# How do you plan to spend Labor Day weekend?



## Cricket (Jan 15, 2014)

How do you plan to spend Labor Day weekend?


----------



## bobkas (May 23, 2010)

Working, not at work but for my other half, it is labor day after all.


----------



## UpstateNYdude (Dec 20, 2012)

Tearing off my side porch and demo'ing my back steps and clearing the area for the new porch and back deck.


----------



## toeachhisown (Eddie) (Mar 30, 2011)

grilling and chilling ,


----------



## mojapitt (Dec 31, 2011)

Work very hard trying to finish projects Saturday. Haul logs Sunday and saw logs all day Monday. I have such an exciting life.


----------



## grizzman (May 10, 2009)

well im not to sure, will probably do some grilling, some barba q chicken is sounding good, will make a peach cobbler also, we have fresh peaches here and my oh my they are so good,,,,and i might to a little work in the shop, ive got some wood to clean up and will be starting to build a inventory to start selling on line…so lots to do…i hope everyone has a good day, enjoy being with your family….and do just a little labor….


----------



## TheFridge (May 1, 2014)

Drinking a lot a passing out.


----------



## lightcs1776 (Nov 14, 2013)

Sitting by a campfire until I am too tired to keep my eyes open, then falling asleep in the trailer. I don't tent camp anymore, but do use state campgrounds that don't have electricity.


----------



## whitebeast88 (May 27, 2012)

working in my shop as long as i can.maybe i can even complete a project!!!


----------



## ssnvet (Jan 10, 2012)

Working on the house, trying to put it all back together b4 the weather turns on me.


----------



## firefighterontheside (Apr 26, 2013)

Work Saturday. Birthday party for my son Sunday. Monday, no idea.


----------



## woodsmithshop (Sep 10, 2008)

Sat. some family over for grilling, Mon close family over for more grilling


----------



## HillbillyShooter (Feb 15, 2012)

Play in my shop-if I'm lucky; and, maybe even finish up a couple of projects. Oh, and my wife is getting a 9-week old puddle puppy on Saturday, so that should be fun.


----------



## MT_Stringer (Jul 21, 2009)

Working on our kitchen remodel.


----------



## kiyoshigawa (Aug 30, 2013)

Spreading 15 cubic yards of bark over my front yard.


----------



## JayT (May 6, 2012)

Smoke some ribs, brats & burgers. 
Hopefully finish my saw for the Saw Swap.
Relax-a couple hours at the gun range might help with that one.


----------



## Gene01 (Jan 5, 2009)

Same as eddie. 
One of our sons and his family are coming up from Tucson. 
He grills and we all chill.


----------



## DIYaholic (Jan 28, 2011)

Saturday will be errands & house chores.

Sunday I'll attend a BBQ….
and labor on a beer, then a burger, beer, chicken, beer, steak, beer, crab legs, beer….

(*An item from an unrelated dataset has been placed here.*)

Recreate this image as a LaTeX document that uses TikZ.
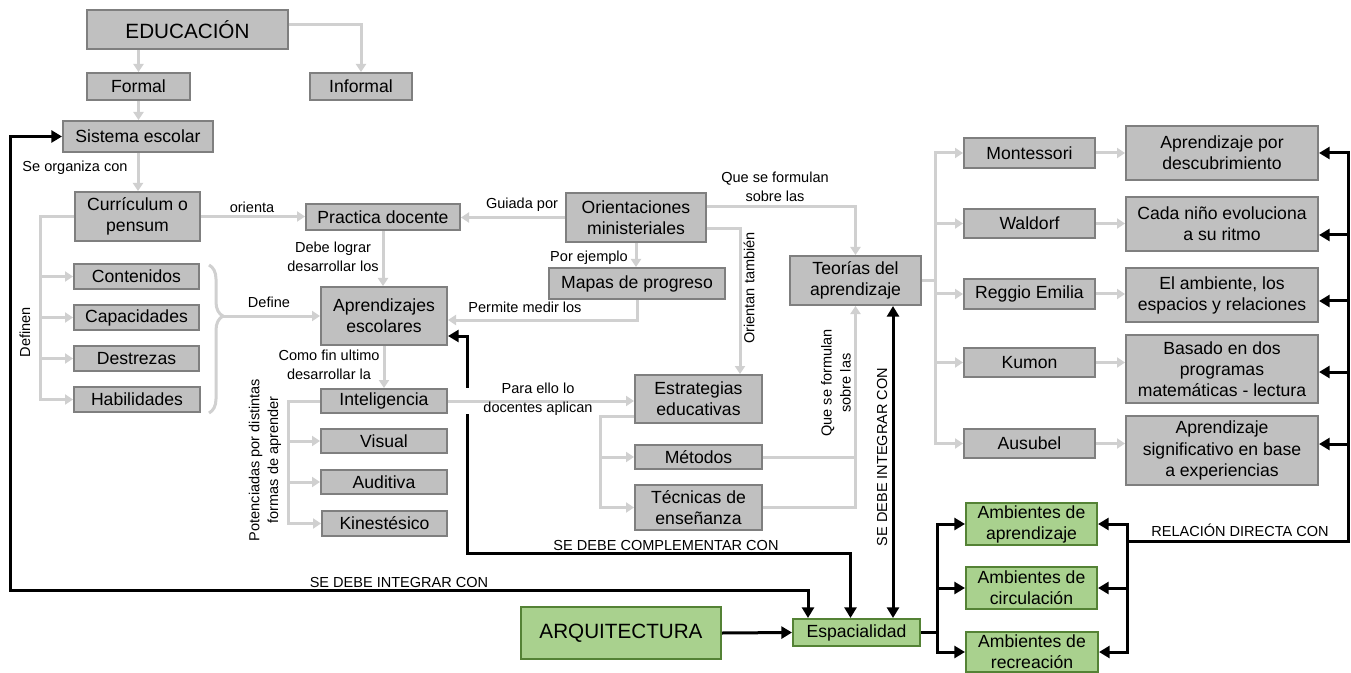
\documentclass[tikz,border=0pt]{standalone}
\usepackage{fontspec}
\setmainfont{Liberation Sans}
\usetikzlibrary{arrows.meta,calc,decorations.pathreplacing}
\definecolor{gf}{HTML}{C0C0C0}
\definecolor{gbd}{HTML}{7F7F7F}
\definecolor{lg}{HTML}{D0D0D0}
\definecolor{grf}{HTML}{A9D18E}
\definecolor{grb}{HTML}{548235}
\pgfdeclarelayer{background}
\pgfsetlayers{background,main}
\newcommand{\mkbox}[7]{\node[#1, minimum width={(#4-#2)*0.75pt}, minimum height={(#5-#3)*0.75pt}] (#7) at ({(#2+#4)/2},{(#3+#5)/2}) {#6};}
\tikzset{
 gb/.style={draw=gbd, fill=gf, line width=1.5pt, inner sep=0pt, align=center, font=\fontsize{13.2}{15.8}\selectfont},
 grn/.style={gb, draw=grb, fill=grf},
 big/.style={font=\fontsize{15.5}{18}\selectfont},
 lbl/.style={inner sep=0pt, align=center, font=\fontsize{10.9}{14.2}\selectfont},
 gn/.style={draw=lg, line width=2.25pt},
 gl/.style={gn, >={Triangle[length=6pt,width=7.5pt]}, ->},
 bk/.style={draw=black, line width=2.25pt, >={Triangle[length=8pt,width=9pt]}},
}
\begin{document}
\begin{tikzpicture}[x=0.75pt,y=-0.75pt]
\useasboundingbox (0,0) rectangle (1351,673);
% ---------- nodes
\mkbox{gb,big}{87}{10}{288}{49}{EDUCACIÓN}{edu}
\mkbox{gb}{87}{73}{190}{100}{Formal}{formal}
\mkbox{gb}{310}{73}{412}{100}{Informal}{informal}
\mkbox{gb}{63}{121}{213}{152}{Sistema escolar}{sistema}
\mkbox{gb}{75}{192}{200}{241}{Currículum o\\pensum}{curric}
\mkbox{gb}{306}{204}{460}{230}{Practica docente}{practica}
\mkbox{gb}{566}{193}{706}{242}{Orientaciones\\ministeriales}{orient}
\mkbox{gb}{549}{268}{725}{299}{Mapas de progreso}{mapas}
\mkbox{gb}{790}{256}{921}{305}{Teorías del\\aprendizaje}{teorias}
\mkbox{gb}{74}{264}{199}{289}{Contenidos}{cont}
\mkbox{gb}{74}{305}{199}{330}{Capacidades}{capac}
\mkbox{gb}{74}{346}{199}{371}{Destrezas}{destr}
\mkbox{gb}{74}{387}{200}{412}{Habilidades}{habil}
\mkbox{gb}{321}{287}{447}{345}{Aprendizajes\\escolares}{aprend}
\mkbox{gb}{321}{389}{447}{413}{Inteligencia}{intel}
\mkbox{gb}{321}{429}{447}{453}{Visual}{visual}
\mkbox{gb}{321}{470}{447}{494}{Auditiva}{audit}
\mkbox{gb}{322}{511}{447}{536}{Kinestésico}{kines}
\mkbox{gb}{635}{375}{762}{423}{Estrategias\\educativas}{estrat}
\mkbox{gb}{635}{445}{762}{469}{Métodos}{metod}
\mkbox{gb}{635}{485}{762}{530}{Técnicas de\\enseñanza}{tecn}
\mkbox{gb}{964}{138}{1095}{168}{Montessori}{mont}
\mkbox{gb}{1126}{126}{1318}{180}{Aprendizaje por\\descubrimiento}{descub}
\mkbox{gb}{964}{209}{1095}{238}{Waldorf}{wald}
\mkbox{gb}{1126}{197}{1318}{251}{Cada niño evoluciona\\a su ritmo}{cada}
\mkbox{gb}{964}{279}{1095}{309}{Reggio Emilia}{reggio}
\mkbox{gb}{1126}{268}{1318}{322}{El ambiente, los\\espacios y relaciones}{ambie}
\mkbox{gb}{964}{348}{1095}{377}{Kumon}{kumon}
\mkbox{gb}{1126}{335}{1318}{403}{Basado en dos\\programas\\matemáticas - lectura}{basado}
\mkbox{gb}{964}{429}{1095}{458}{Ausubel}{ausub}
\mkbox{gb}{1126}{416}{1318}{485}{Aprendizaje\\significativo en base\\a experiencias}{signif}
\mkbox{grn}{966}{503}{1097}{545}{Ambientes de\\aprendizaje}{amb1}
\mkbox{grn}{966}{567}{1097}{609}{Ambientes de\\circulación}{amb2}
\mkbox{grn}{966}{632}{1098}{672}{Ambientes de\\recreación}{amb3}
\mkbox{grn,big}{521}{607}{721}{659}{ARQUITECTURA}{arq}
\mkbox{grn}{793}{619}{920}{646}{Espacialidad}{espac}
% ---------- coordinates
\coordinate (lft) at (40,0);
\coordinate (brt) at (223,316);
\coordinate (il) at (288,0);
\coordinate (el) at (600,0);
\coordinate (tr) at (935,0);
\coordinate (lj) at (937,0);
\coordinate (rj) at (1127,541);
\coordinate (rr) at (1348,541);
\coordinate (r2) at (1348,235);
\coordinate (r3) at (1348,301);
\coordinate (r4) at (1348,372);
\coordinate (r5) at (1348,444);
\coordinate (es) at ($(estrat.west)+(0,17)$);
% ---------- connectors
\begin{pgfonlayer}{background}
\fill[white] (0,0) rectangle (1351,673);
% black
\draw[bk,<->] (sistema.west) -| (10,590) -| ($(espac.north)+(-48.5,0)$);
\draw[bk,<->] ($(aprend.east)+(0,20)$) -| (467,553) -| ($(espac.north)+(-6,0)$);
\draw[bk,<->] ($(teorias.south)+(37.5,0)$) -- ($(espac.north)+(36.5,0)$);
\draw[bk,->] (arq.east) -- (espac.west);
\draw[bk,->] (espac.east) -- (espac.east -| lj) |- (amb1.west);
\draw[bk,->] (espac.east -| lj) |- (amb3.west);
\draw[bk,->] (lj |- amb2.west) -- (amb2.west);
\draw[bk,->] (rj) |- (amb1.east);
\draw[bk,->] (rj) |- (amb3.east);
\draw[bk,->] (rj |- amb2.east) -- (amb2.east);
\draw[bk,->] (rj) -- (rr) |- (descub.east);
\draw[bk,->] (r2) -- (r2 -| cada.east);
\draw[bk,->] (r3) -- (r3 -| ambie.east);
\draw[bk,->] (r4) -- (r4 -| basado.east);
\draw[bk,->] (r5) -- (r5 -| signif.east);
% gray
\draw[gl] (formal.north |- edu.south) -- (formal.north);
\draw[gl] ($(edu.east)+(0,-5)$) -| (informal.north);
\draw[gl] (formal.south) -- (formal.south |- sistema.north);
\draw[gl] (sistema.south) -- (sistema.south |- curric.north);
\draw[gl] (curric.east) -- (curric.east -| practica.west);
\draw[gl] (curric.west) -- (curric.west -| lft) |- (habil.west);
\foreach \n in {cont,capac,destr} \draw[gl] (lft |- \n.west) -- (\n.west);
\draw[gn, decorate, decoration={brace, amplitude=10.5pt, aspect=0.345}] (209,265) -- (209,413);
\draw[gl] (brt) -- (brt -| aprend.west);
\draw[gl] (practica.south) -- (practica.south |- aprend.north);
\draw[gl] (orient.west) -- (orient.west -| practica.east);
\draw[gl] (orient.south) -- (orient.south |- mapas.north);
\draw[gl] (mapas.south) |- ($(aprend.east)+(0,4)$);
\draw[gl] ($(orient.east)+(0,-10.5)$) -| (teorias.north);
\draw[gl] ($(orient.east)+(0,11.5)$) -| ($(estrat.north)+(41.5,0)$);
\draw[gl] (aprend.south) -- (aprend.south |- intel.north);
\draw[gl] (intel.west) -- (intel.west -| il) |- (kines.west);
\foreach \n in {visual,audit} \draw[gl] (il |- \n.west) -- (\n.west);
\draw[gl, preaction={draw=white,line width=19.5pt,arrows=-}] (intel.east) -- (intel.east -| estrat.west);
\draw[gl] (es) -- (es -| el) |- (tecn.west);
\draw[gl] (el |- metod.west) -- (metod.west);
\draw[gl] (tecn.east) -| (teorias.south);
\draw[gn] (metod.east) -- (metod.east -| teorias.south);
\draw[gn] (teorias.east) -- (teorias.east -| tr);
\draw[gl] (teorias.east -| tr) |- (mont.west);
\draw[gl] (teorias.east -| tr) |- (ausub.west);
\foreach \n in {wald,reggio,kumon} \draw[gl] (tr |- \n.west) -- (\n.west);
\draw[gl] (mont.east) -- (mont.east -| descub.west);
\draw[gl] (wald.east) -- (wald.east -| cada.west);
\draw[gl] (reggio.east) -- (reggio.east -| ambie.west);
\draw[gl] (kumon.east) -- (kumon.east -| basado.west);
\draw[gl] (ausub.east) -- (ausub.east -| signif.west);
\end{pgfonlayer}
% ---------- labels
\node[lbl] (l1) at (75,168) {Se organiza con};
\node[lbl] (l2) at (252,207) {orienta};
\node[lbl, rotate=90] (l3) at (25,332) {Definen};
\node[lbl] (l4) at (269,302) {Define};
\node[lbl] (l5) at (333,256.5) {Debe lograr\\desarrollar los};
\node[lbl] (l6) at (522,205) {Guiada por};
\node[lbl] (l7) at (589,258) {Por ejemplo};
\node[lbl] (l8) at (525,307) {Permite medir los};
\node[lbl] (l9) at (775,187) {Que se formulan\\sobre las};
\node[lbl, rotate=90] (l10) at (749,288) {Orientan también};
\node[lbl] (l11) at (329,365) {Como fin ultimo\\desarrollar la};
\node[lbl, rotate=90] (l12) at (265,460) {Potenciadas por distintas\\formas de aprender};
\node[lbl] (l13) at (538,399) {Para ello lo\\docentes aplican};
\node[lbl, rotate=90] (l14) at (836,383) {Que se formulan\\sobre las};
\node[lbl] (l15) at (399,582) {SE DEBE INTEGRAR CON};
\node[lbl] (l16) at (666,545) {SE DEBE COMPLEMENTAR CON};
\node[lbl, rotate=90] (l17) at (882,457) {SE DEBE INTEGRAR CON};
\node[lbl] (l18) at (1240,530) {RELACIÓN DIRECTA CON};
\end{tikzpicture}
\end{document}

Monday I may need to recover from Sunday….
Then spend the day in "The Lair"!!!


----------



## Cricket (Jan 15, 2014)

Now I am craving BBQ!


----------



## CFrye (May 13, 2013)

Working all 3 days(night shift) in the ER. Ya'll be safe!


----------



## davegutz (Oct 16, 2012)

Buy stock Sat a.m. for the next project, stuff it into the shop to acclimatize, then relax.


----------



## RockyTopScott (Nov 16, 2008)

Loving my grandson


----------



## grizzman (May 10, 2009)

cricket, you need some of this smoked brisket ..red potato salad, this is some of the moistest brisket ive seen…man…come get ya some….


----------



## Cricket (Jan 15, 2014)

> cricket, you need some of this smoked brisket ..red potato salad, this is some of the moistest brisket ive seen…man…come get ya some….
> 
> - grizzman


Sounds amazing!


----------



## Momcanfixit (Sep 19, 2012)

I like to spend labour day at home getting the house ready for the start of the new school year. 
Will likely share a drink with the neighbours.
Hopefully some shop time.
Might finish clearing away the trees that fell during Arthur.


----------



## Dark_Lightning (Nov 20, 2009)

Tomorrow morning, change the transmission in my hot rod Buick, and clean up some of the miscellaneous wiring details to get it back on the road, so my wife can have her van back from the son, who is using it until the Buick is fixed. That's Friday. Leave the house at 4:30 AM Saturday for a road trip to get more parts for the Buick. Then install and clean up more stuff and finalize the Buick for roadworthiness after the transplant work- engine, transmission, radiator, driveshaft, steering column, dash, all the wiring, differential, etc., (most of this is already done). If all goes well, back home Saturday afternoon to hash out the details of my retirement package with the wife. Maybe grille some dinner. Sunday, get some paying work done on my company laptop, and laundry (in parallel). Somewhere in there, finish repairing the cabinet work that I hacked out when I discovered that the kitchen sink cabinet was waterlogged from a dripping faucet and a leaky dishwasher drain hose. That is likely to consume my Monday. I'll go back to work on Tuesday to recover. Wonder why I don't post wood working projects? I even have some, I just need to get decent photos to post them.

I'm coming down with a cold, so probably 75% of the above will probably not get done.


----------



## TravisH (Feb 6, 2013)

I hope to get out in the shop a little and stay away from doing much work around the house. I need to build something as my wood supply isn't shrinking. Perhaps make some more fancy fire wood on the lathe.


----------



## timbertailor (Jul 2, 2014)

I hope to finish my dust collection cart that will also double to hold air hoses, vacuum hoses, vacuum accessories, bar clamps, clamps, more clamps, electrical cords, brooms, dust pan, and anything else I can move to this cart to take full advantage of the space it takes up. Trying to use up a bunch or scrap wood so I do not have to move it when we sell the house.

Everyone have a safe Labor Day weekend!


----------



## Kentuk55 (Sep 21, 2010)

It's Sunday morning, and on my 4th cup o coffee thinking very hard of what action packed day I am gonna have.. I do wish everyone a safe holiday weekend.


----------



## Chemie555 (Aug 14, 2014)

Sunday morning and I'm halfway done with a bar stool height cedar adirondack chair. Woke up to rain here in Houston and I can't wait to get into the shop without having to sweat all day! I'll take a run up to pick up a spindle sander and then get back at it.


----------



## helluvawreck (Jul 21, 2010)

I'm 95% sure that I'll be getting a laser engraving machine in the next few weeks. These machines don't mix well with saw dust. As long as you keep them clean they have very little maintenance. At the same time I need them to be close to my woodworking since they will be part of my woodworking business. I will also be able to do some woodworking while the engraver is producing a project assuming it is in my shop. This means that I will have to add on a small addition to my shop that will keep the woodworking and engraving completely separate. Until this is done I will be completely tied up and cannot afford to loose Labor Day. Actually, I'm generally in my shop everyday anyways.

helluvawreck aka Charles
http://woodworkingexpo.wordpress.com


----------